An important piece in understanding archetypes is that they are not literal.  They are first and foremost invisible, which means you don’t need to dress in big shoes, a giant colorful curly wig and a round red nose in order to be a Clown.  You don’t need to stand up in front of a literal classroom to be a Teacher.  And you don’t need to be a particular age to be a Child.  You don’t need to have literal children to be a Mother, and not all mothers carry within them a strong sense of the Mother archetype.

In an even more complex way, archetypes combine to form larger patterns.  Together, the Mother and Father and Child form the archetype of Family.  A Teacher and Students combine to form the archetype of a Classroom, and Classrooms form a School.  A School and a City Hall and a Post Office, a Grocery Store, other Businesses and some Homes might form the archetype of a City.  A King and a Queen, a Prince and a Princess, a Knight, a Damsel, and a Fool create the archetype of the Court. 

In whichever manner you approach archetypes (on a personal level, a cultural level, or a historical level), essentially archetypes are recognizable because they are common to human experience.  They are timeless.  If you’ve ever learned something, you recognize the Teacher as well as the Student.  If you've ever saved somone, you know the Rescuer.  If you've ever birthed something, you know the Mother.  If you’ve ever had your heart swell with passion, you know the Lover archetype. 

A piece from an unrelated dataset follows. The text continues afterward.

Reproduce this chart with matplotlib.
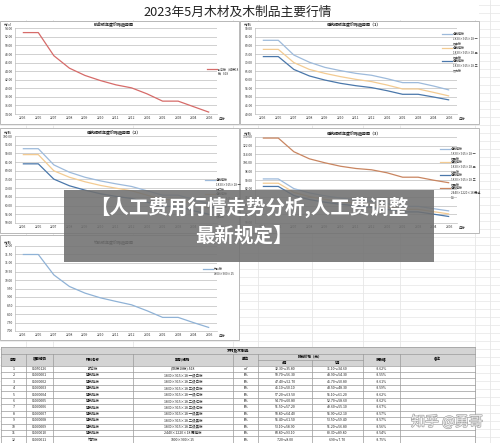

To “see” archetypes is to see what is invisible within the visible, to see its essential makeup.  And to see yourself and the rest of the world this way is to see symbolically rather than literally.  Sometimes it can be like an upside-down reversal of how you typically see life, if you take the world in front of you literally.  Yet, the advantage of learning to de-literalize and see the archetypal nature contained within anything (including yourself) is to bring a sense of soul back into life--into your life--and to see the enchanting and magical and eternal essence at the heart and soul of life itself.

Posted on March 8, 2011 and filed under archetypes, symbolism.